JVM学习--垃圾回收机制

JVM学习–垃圾回收机制

本章学习jvm中关于垃圾回收机制的相关原理。部分内容参考Oracle官网和咕泡学院教材。分析版本为jdk1.8。

垃圾的定义

听到垃圾，就想到了名场面。

断水流大师兄表示，在座的各位都是垃圾。场景定义如下：

在座：理解成内存区域
各位：内存中的各个对象
都是垃圾：都是没用的对象
大师兄：上帝视角在看待，我理解成GC Root

最后，大师兄说完后，把其他人都干掉了，也就是把垃圾回收掉了。

没用的对象

怎么理解没用的对象呢？

引用计数法

引用计数法的理解很简单。在程序中不存在任何引用指向该对象，那么这个对象就是垃圾，反之则不是。

思考：如果A引用B，B引用A，那么这两个对象永远不能被回收。

可达性分析

通过GC Root对象开始向下寻找，来确认对象是否可达。

GC Root：可以作为GC Root的对象为类加载器、Thread、虚拟机栈的本地变量表、static成员、常量引用、本地方法栈的变量等。

垃圾回收算法

在知道对象是否是垃圾之后，接下来考虑怎么回收这些垃圾。断水流大师兄用直拳干掉了拳击手、先破坏木刀然后干掉了剑道部主将等。也就是使用了不同的方式来回收垃圾。

标记清除（Mark-Sweep）

标记清除算法顾名思义就是将垃圾标记出来，然后清除掉这些垃圾对象。如下图所示：

思考：

标记清除算法，从结果来看确实完成了对垃圾对象的回收，但是会导致内存空间不连续，内存碎片过多。如果下次再次分配的对象较大，可能因为空间不连续而导致无法分配，从而触发另一次GC。

复制算法（Copy）

复制算法的原理是将内存区域划分为两块，当一块内存空间不足的情况下，将还存活的对象复制到另外一块空间，然后一次回收。如下图所示：

思考：

如图所示，复制算法解决了空间碎片的问题，但是又出现了另外的问题，也就是空间浪费。

标记整理（Mark-Compact）

标记整理算法，标记的过程同标记清除算法一样。

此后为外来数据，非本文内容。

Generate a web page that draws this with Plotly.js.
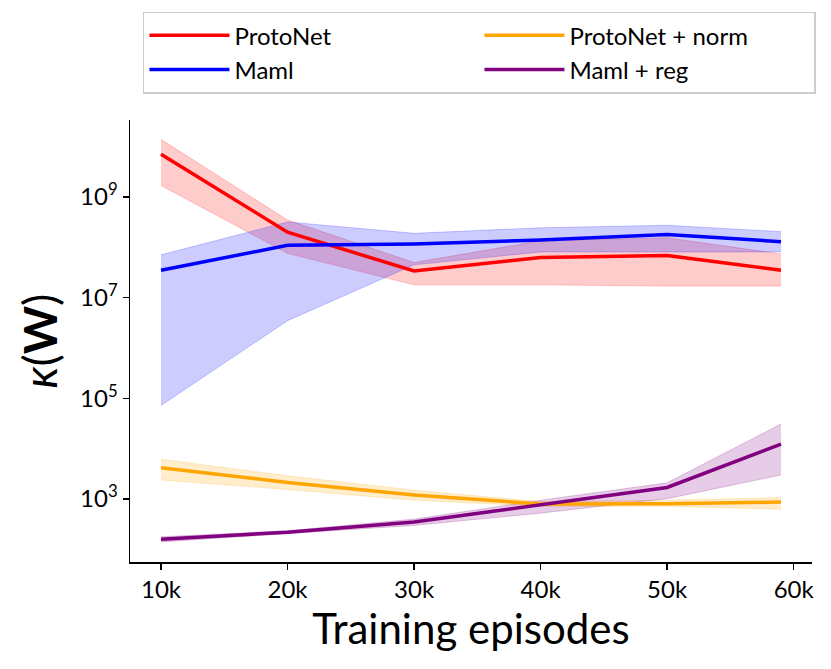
<!DOCTYPE html>
<html>
<head>
<meta charset="utf-8">
<script src="https://cdn.plot.ly/plotly-3.0.1.min.js"></script>
<style>
  html, body { margin: 0; padding: 0; background: #fff; }
  #chart { width: 831px; height: 669px; }
</style>
</head>
<body>
<div id="chart"></div>
<script>
// training episodes at which kappa(W) was measured
const episodes = [10000, 20000, 30000, 40000, 50000, 59000];
const tickVals = [10000, 20000, 30000, 40000, 50000, 60000];
const tickText = ['10k', '20k', '30k', '40k', '50k', '60k'];

const protoMean = [7.1e9, 2.0e8, 3.4e7, 6.3e7, 6.9e7, 3.5e7];
const protoHigh = [1.4e10, 3.5e8, 5.0e7, 1.35e8, 1.55e8, 7.4e7];
const protoLow  = [1.7e9, 7.6e7, 1.8e7, 1.8e7, 1.7e7, 1.7e7];

const mamlMean = [3.5e7, 1.1e8, 1.17e8, 1.4e8, 1.8e8, 1.3e8];
const mamlHigh = [7.1e7, 3.2e8, 1.9e8, 2.45e8, 2.75e8, 2.05e8];
const mamlLow  = [7.2e4, 3.5e6, 4.5e7, 8.1e7, 8.1e7, 8.1e7];

const normMean = [4200, 2140, 1200, 800, 810, 870];
const normHigh = [6200, 2900, 1500, 890, 950, 1070];
const normLow  = [2400, 1550, 950, 720, 720, 630];

const regMean = [160, 220, 350, 760, 1700, 12300];
const regHigh = [178, 235, 400, 950, 2100, 31000];
const regLow  = [141, 205, 300, 525, 1020, 3000];

const series = [
    { name: 'ProtoNet', color: 'rgb(255,0,0)', fill: 'rgba(255,0,0,0.2)', mean: protoMean, lo: protoLow, hi: protoHigh, rank: 1 },
    { name: 'Maml', color: 'rgb(0,0,255)', fill: 'rgba(0,0,255,0.2)', mean: mamlMean, lo: mamlLow, hi: mamlHigh, rank: 3 },
    { name: 'ProtoNet + norm', color: 'rgb(255,165,0)', fill: 'rgba(255,165,0,0.2)', mean: normMean, lo: normLow, hi: normHigh, rank: 2 },
    { name: 'Maml + reg', color: 'rgb(128,0,128)', fill: 'rgba(128,0,128,0.2)', mean: regMean, lo: regLow, hi: regHigh, rank: 4 }
];

const traces = [];
series.forEach(s => {
    traces.push({
        x: episodes, y: s.lo, type: 'scatter', mode: 'lines',
        line: { color: s.fill, width: 1 }, showlegend: false, hoverinfo: 'skip'
    });
    traces.push({
        x: episodes, y: s.hi, type: 'scatter', mode: 'lines',
        line: { color: s.fill, width: 1 }, fill: 'tonexty', fillcolor: s.fill,
        showlegend: false, hoverinfo: 'skip'
    });
});
series.forEach(s => {
    traces.push({
        x: episodes, y: s.mean, type: 'scatter', mode: 'lines', name: s.name,
        line: { color: s.color, width: 3.5 }, legendrank: s.rank
    });
});

const font = 'Lato, "DejaVu Sans", sans-serif';

const layout = {
    width: 831,
    height: 669,
    margin: { l: 130, r: 19, t: 120, b: 107 },
    paper_bgcolor: '#fff',
    plot_bgcolor: '#fff',
    font: { family: font, color: '#000', size: 22 },
    showlegend: true,
    legend: {
        orientation: 'h',
        x: 0.019, xanchor: 'left',
        y: 1.245, yanchor: 'top',
        itemwidth: 80,
        entrywidth: 240,
        bordercolor: '#cccccc', borderwidth: 1.5,
        font: { family: font, size: 24 },
        traceorder: 'normal'
    },
    xaxis: {
        range: [7550, 61450],
        tickvals: tickVals,
        ticktext: tickText,
        showgrid: false, zeroline: false,
        showline: true, linecolor: '#000', linewidth: 1.5,
        ticks: 'outside', ticklen: 6, tickwidth: 1.5, tickcolor: '#000',
        tickfont: { size: 24 },
        title: { text: 'Training episodes', font: { size: 42 }, standoff: 8 }
    },
    yaxis: {
        type: 'log',
        range: [1.75, 10.53],
        tickvals: [1e3, 1e5, 1e7, 1e9],
        ticktext: ['10<sup>3</sup>', '10<sup>5</sup>', '10<sup>7</sup>', '10<sup>9</sup>'],
        showgrid: false, zeroline: false,
        showline: true, linecolor: '#000', linewidth: 1.5,
        ticks: 'outside', ticklen: 6, tickwidth: 1.5, tickcolor: '#000',
        tickfont: { size: 24 },
        title: { text: '<i>κ</i>(<b>W</b>)', font: { size: 46 }, standoff: 8 }
    }
};

Plotly.newPlot('chart', traces, layout, { displayModeBar: false, staticPlot: true });
</script>
</body>
</html>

但是后续步骤是将存活对象整理移动到一端，然后清理以外的内存。

分代回收算法策略

思考：

介绍了几种算法后，那么在jvm中到底是用什么算法来做垃圾回收的呢？

Young区：复制算法(对象在被分配之后，可能生命周期比较短，Young区复制效率比较高)
Old区：标记清除或标记整理(Old区对象存活时间比较长，复制来复制去没必要，不如做个标记再清理)

–参考自咕泡学院教材

垃圾回收器

垃圾回收算法是策略的提供，而垃圾回收器则是策略方法的具体落地。下图为java提供的垃圾收集器分类及作用范围：

–参考自咕泡学院教材

在Java Hotspot VM中提供三种类型的回收器：The serial collector（串行）、The parallel collector（并行）、The mostly concurrent collector（并发）。参考如下官网介绍：

Available Collectors

The Java HotSpot VM includes three different types of collectors, each with different performance characteristics.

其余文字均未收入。